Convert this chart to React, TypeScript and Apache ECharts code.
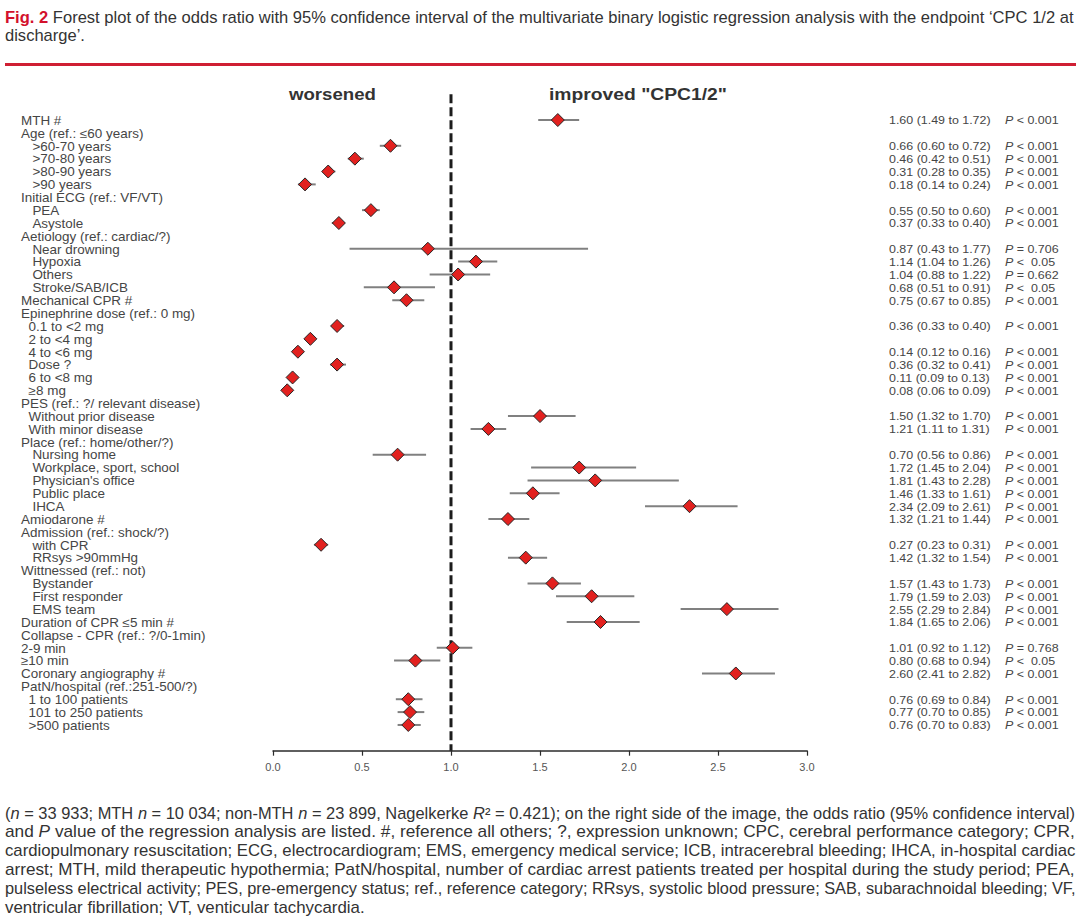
import React, { useEffect, useRef } from "react";
import * as echarts from "echarts";

// ---------- DATA ----------
const rowLabels: string[] = [
  "MTH #",
  "Age (ref.: ≤60 years)",
  "   >60-70 years",
  "   >70-80 years",
  "   >80-90 years",
  "   >90 years",
  "Initial ECG (ref.: VF/VT)",
  "   PEA",
  "   Asystole",
  "Aetiology (ref.: cardiac/?)",
  "   Near drowning",
  "   Hypoxia",
  "   Others",
  "   Stroke/SAB/ICB",
  "Mechanical CPR #",
  "Epinephrine dose (ref.: 0 mg)",
  "  0.1 to <2 mg",
  "  2 to <4 mg",
  "  4 to <6 mg",
  "  Dose ?",
  "  6 to <8 mg",
  "  ≥8 mg",
  "PES (ref.: ?/ relevant disease)",
  "  Without prior disease",
  "  With minor disease",
  "Place (ref.: home/other/?)",
  "   Nursing home",
  "   Workplace, sport, school",
  "   Physician's office",
  "   Public place",
  "   IHCA",
  "Amiodarone #",
  "Admission (ref.: shock/?)",
  "   with CPR",
  "   RRsys >90mmHg",
  "Wittnessed (ref.: not)",
  "   Bystander",
  "   First responder",
  "   EMS team",
  "Duration of CPR ≤5 min #",
  "Collapse - CPR (ref.: ?/0-1min)",
  "2-9 min",
  "≥10 min",
  "Coronary angiography #",
  "PatN/hospital (ref.:251-500/?)",
  "  1 to 100 patients",
  "  101 to 250 patients",
  "  >500 patients",
];

const oddsRatio: (number | null)[] = [
  1.6, null, 0.66, 0.46, 0.31, 0.18, null, 0.55, 0.37, null, 0.87, 1.14, 1.04, 0.68, 0.75,
  null, 0.36, 0.21, 0.14, 0.36, 0.11, 0.08, null, 1.5, 1.21, null, 0.7, 1.72, 1.81, 1.46, 2.34,
  1.32, null, 0.27, 1.42, null, 1.57, 1.79, 2.55, 1.84, null, 1.01, 0.8, 2.6, null, 0.76, 0.77, 0.76,
];

const ciLower: (number | null)[] = [
  1.49, null, 0.6, 0.42, 0.28, 0.14, null, 0.5, 0.33, null, 0.43, 1.04, 0.88, 0.51, 0.67,
  null, 0.33, 0.19, 0.12, 0.32, 0.09, 0.06, null, 1.32, 1.11, null, 0.56, 1.45, 1.43, 1.33, 2.09,
  1.21, null, 0.23, 1.32, null, 1.43, 1.59, 2.29, 1.65, null, 0.92, 0.68, 2.41, null, 0.69, 0.7, 0.7,
];

const ciUpper: (number | null)[] = [
  1.72, null, 0.72, 0.51, 0.35, 0.24, null, 0.6, 0.4, null, 1.77, 1.26, 1.22, 0.91, 0.85,
  null, 0.4, 0.23, 0.16, 0.41, 0.13, 0.09, null, 1.7, 1.31, null, 0.86, 2.04, 2.28, 1.61, 2.61,
  1.44, null, 0.31, 1.54, null, 1.73, 2.03, 2.84, 2.06, null, 1.12, 0.94, 2.82, null, 0.84, 0.85, 0.83,
];

// P value texts ("" = no printed text for that row)
const pValueText: string[] = [
  "< 0.001", "", "< 0.001", "< 0.001", "< 0.001", "< 0.001", "", "< 0.001", "< 0.001", "",
  "= 0.706", "<  0.05", "= 0.662", "<  0.05", "< 0.001", "", "< 0.001", "", "< 0.001", "< 0.001",
  "< 0.001", "< 0.001", "", "< 0.001", "< 0.001", "", "< 0.001", "< 0.001", "< 0.001", "< 0.001",
  "< 0.001", "< 0.001", "", "< 0.001", "< 0.001", "", "< 0.001", "< 0.001", "< 0.001", "< 0.001",
  "", "= 0.768", "<  0.05", "< 0.001", "", "< 0.001", "< 0.001", "< 0.001",
];

const xTicks = [0, 0.5, 1, 1.5, 2, 2.5, 3];
const referenceOR = 1;

const headerLeft = "worsened";
const headerRight = 'improved "CPC1/2"';

const titleLines: string[] = [
  "{r|Fig. 2} Forest plot of the odds ratio with 95% confidence interval of the multivariate binary logistic regression analysis with the endpoint ‘CPC 1/2 at",
  "discharge’.",
];

const captionLines: string[] = [
  "({i|n} = 33 933; MTH {i|n} = 10 034; non-MTH {i|n} = 23 899, Nagelkerke {i|R}² = 0.421); on the right side of the image, the odds ratio (95% confidence interval)",
  "and {i|P} value of the regression analysis are listed. #, reference all others; ?, expression unknown; CPC, cerebral performance category; CPR,",
  "cardiopulmonary resuscitation; ECG, electrocardiogram; EMS, emergency medical service; ICB, intracerebral bleeding; IHCA, in-hospital cardiac",
  "arrest; MTH, mild therapeutic hypothermia; PatN/hospital, number of cardiac arrest patients treated per hospital during the study period; PEA,",
  "pulseless electrical activity; PES, pre-emergency status; ref., reference category; RRsys, systolic blood pressure; SAB, subarachnoidal bleeding; VF,",
  "ventricular fibrillation; VT, venticular tachycardia.",
];

// ---------- STYLE ----------
const FONT = "'Liberation Sans', Arial, Helvetica, sans-serif";
const TEXT_COLOR = "#454545";

let measureCtx: CanvasRenderingContext2D | null = null;
function textWidth(text: string, size: number, weight = "normal", style = "normal") {
  if (!measureCtx) measureCtx = document.createElement("canvas").getContext("2d");
  if (!measureCtx) return text.length * size * 0.5;
  measureCtx.font = `${style} ${weight} ${size}px ${FONT}`;
  return measureCtx.measureText(text).width;
}
function richWidth(text: string, size: number, boldKey?: string) {
  let w = 0;
  const re = /\{(\w+)\|([^}]*)\}/g;
  let last = 0;
  let m: RegExpExecArray | null;
  while ((m = re.exec(text))) {
    w += textWidth(text.slice(last, m.index), size);
    w += textWidth(m[2], size, m[1] === boldKey ? "bold" : "normal", m[1] === "i" ? "italic" : "normal");
    last = m.index + m[0].length;
  }
  w += textWidth(text.slice(last), size);
  return w;
}

export default function App() {
  const ref = useRef<HTMLDivElement>(null);

  useEffect(() => {
    if (!ref.current) return;
    document.body.style.margin = "0";
    const chart = echarts.init(ref.current, undefined, { renderer: "svg" });

    const rowIdx = rowLabels.map((_, i) => i);
    const ciData = rowIdx
      .filter((i) => oddsRatio[i] !== null)
      .map((i) => [ciLower[i], ciUpper[i], i]);
    const pointData = rowIdx
      .filter((i) => oddsRatio[i] !== null)
      .map((i) => [oddsRatio[i], i]);
    const labelData = rowIdx.map((i) => [0, i]);
    const textData = rowIdx.filter((i) => pValueText[i] !== "").map((i) => [0, i]);

    const labelSize = 12.4;
    const labelScale = 1.085;
    const valueSize = 11.8;
    const valueScale = 1.055;
    const rowLine = 11;

    const graphics: any[] = [];
    const titleSize = 16;
    const titleTargets = [1070, 80];
    titleLines.forEach((line, k) => {
      const w = richWidth(line, titleSize, "r");
      graphics.push({
        type: "text",
        x: 5,
        y: 17 + k * 18,
        scaleX: titleTargets[k] / w,
        silent: true,
        style: {
          text: line,
          fill: "#333333",
          fontSize: titleSize,
          fontFamily: FONT,
          verticalAlign: "middle",
          align: "left",
          lineHeight: 16,
          rich: {
            r: { fill: "#d3112c", fontWeight: "bold", fontSize: titleSize, fontFamily: FONT, lineHeight: 16 },
          },
        },
      });
    });
    graphics.push({
      type: "line",
      silent: true,
      shape: { x1: 5, y1: 64.5, x2: 1076, y2: 64.5 },
      style: { stroke: "#cf1f33", lineWidth: 3 },
    });
    const headerSize = 17;
    [
      { t: headerLeft, x0: 289, x1: 376 },
      { t: headerRight, x0: 549, x1: 727 },
    ].forEach((h) => {
      const w = textWidth(h.t, headerSize, "bold");
      graphics.push({
        type: "text",
        x: h.x0,
        y: 94,
        scaleX: (h.x1 - h.x0) / w,
        silent: true,
        style: {
          text: h.t,
          fill: "#333333",
          fontSize: headerSize,
          fontWeight: "bold",
          fontFamily: FONT,
          verticalAlign: "middle",
        },
      });
    });
    const capSize = 16;
    captionLines.forEach((line, k) => {
      const w = richWidth(line, capSize);
      const last = k === captionLines.length - 1;
      const sx = (last ? 360 : 1071) / w;
      graphics.push({
        type: "text",
        x: 5,
        y: 813 + k * 18.8,
        scaleX: sx,
        silent: true,
        style: {
          text: line,
          fill: "#333333",
          fontSize: capSize,
          fontFamily: FONT,
          verticalAlign: "middle",
          lineHeight: 17,
          rich: {
            i: { fontStyle: "italic", fontSize: capSize, fontFamily: FONT, fill: "#333333", lineHeight: 17 },
          },
        },
      });
    });

    const option: any = {
      animation: false,
      backgroundColor: "#ffffff",
      grid: { left: 273, width: 534, top: 94.3, height: 656.4 },
      xAxis: {
        type: "value",
        min: 0,
        max: 3,
        interval: 0.5,
        axisLine: { onZero: false, lineStyle: { color: "#2b2b2b", width: 1.5 } },
        axisTick: { show: true, length: 5, lineStyle: { color: "#2b2b2b", width: 1.2 } },
        splitLine: { show: false },
        axisLabel: {
          margin: 11,
          fontSize: 11,
          fontFamily: FONT,
          color: "#555555",
          formatter: (v: number) => (xTicks.includes(v) ? v.toFixed(1) : ""),
        },
      },
      yAxis: { type: "value", inverse: true, min: -2, max: 49, show: false },
      graphic: graphics,
      series: [
        {
          type: "custom",
          name: "ci",
          z: 2,
          silent: true,
          data: ciData,
          encode: { x: [0, 1], y: 2 },
          renderItem: (params: any, api: any) => {
            const p1 = api.coord([api.value(0), api.value(2)]);
            const p2 = api.coord([api.value(1), api.value(2)]);
            return {
              type: "line",
              shape: { x1: p1[0], y1: p1[1], x2: p2[0], y2: p2[1] },
              style: { stroke: "#808080", lineWidth: 2 },
            };
          },
        },
        {
          type: "line",
          name: "reference",
          z: 3,
          silent: true,
          symbol: "none",
          data: [
            [referenceOR, -2],
            [referenceOR, 49],
          ],
          lineStyle: { color: "#1c1c1c", width: 3, type: [9, 4] },
        },
        {
          type: "scatter",
          name: "OR",
          z: 4,
          silent: true,
          symbol: "diamond",
          symbolSize: [13, 13],
          data: pointData,
          itemStyle: { color: "#e2211f", borderColor: "#262626", borderWidth: 1, opacity: 1 },
        },
        {
          type: "custom",
          name: "labels",
          z: 5,
          silent: true,
          data: labelData,
          encode: { x: 0, y: 1 },
          renderItem: (params: any, api: any) => {
            const i = api.value(1);
            const raw = rowLabels[i];
            const trimmed = raw.replace(/^ +/, "");
            const indent = (raw.length - trimmed.length) * 3.8;
            const pos = api.coord([0, i]);
            return {
              type: "text",
              x: 21 + indent,
              y: pos[1] + 0.5,
              scaleX: labelScale,
              style: {
                text: trimmed,
                fill: TEXT_COLOR,
                fontSize: labelSize,
                fontFamily: FONT,
                lineHeight: rowLine,
                align: "left",
                verticalAlign: "middle",
              },
            };
          },
        },
        {
          type: "custom",
          name: "values",
          z: 5,
          silent: true,
          data: textData,
          encode: { x: 0, y: 1 },
          renderItem: (params: any, api: any) => {
            const i = api.value(1);
            const pos = api.coord([0, i]);
            const orStr = `${(oddsRatio[i] as number).toFixed(2)} (${(ciLower[i] as number).toFixed(2)} to ${(ciUpper[i] as number).toFixed(2)})`;
            return {
              type: "group",
              children: [
                {
                  type: "text",
                  x: 889,
                  y: pos[1] + 0.5,
                  scaleX: valueScale,
                  style: {
                    text: orStr,
                    fill: TEXT_COLOR,
                    fontSize: valueSize,
                    fontFamily: FONT,
                    lineHeight: rowLine,
                    align: "left",
                    verticalAlign: "middle",
                  },
                },
                {
                  type: "text",
                  x: 1005,
                  y: pos[1] + 0.5,
                  scaleX: valueScale,
                  style: {
                    text: `{i|P} ${pValueText[i]}`,
                    fill: TEXT_COLOR,
                    fontSize: valueSize,
                    fontFamily: FONT,
                    lineHeight: rowLine,
                    align: "left",
                    verticalAlign: "middle",
                    rich: {
                      i: { fontStyle: "italic", fontSize: valueSize, fontFamily: FONT, fill: TEXT_COLOR, lineHeight: rowLine },
                    },
                  },
                },
              ],
            };
          },
        },
      ],
    };

    chart.setOption(option);
    return () => chart.dispose();
  }, []);

  return (
    <div
      ref={ref}
      style={{ position: "absolute", left: 0, top: 0, width: 1080, height: 917, background: "#fff" }}
    />
  );
}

--------------------------------

Leave out the pictures and repeat the lines from the start of the material through the line with "import * as", inclusive.

**Result of the task**:
Convert this chart to React, TypeScript and Apache ECharts code.
import React, { useEffect, useRef } from "react";
import * as echarts from "echarts";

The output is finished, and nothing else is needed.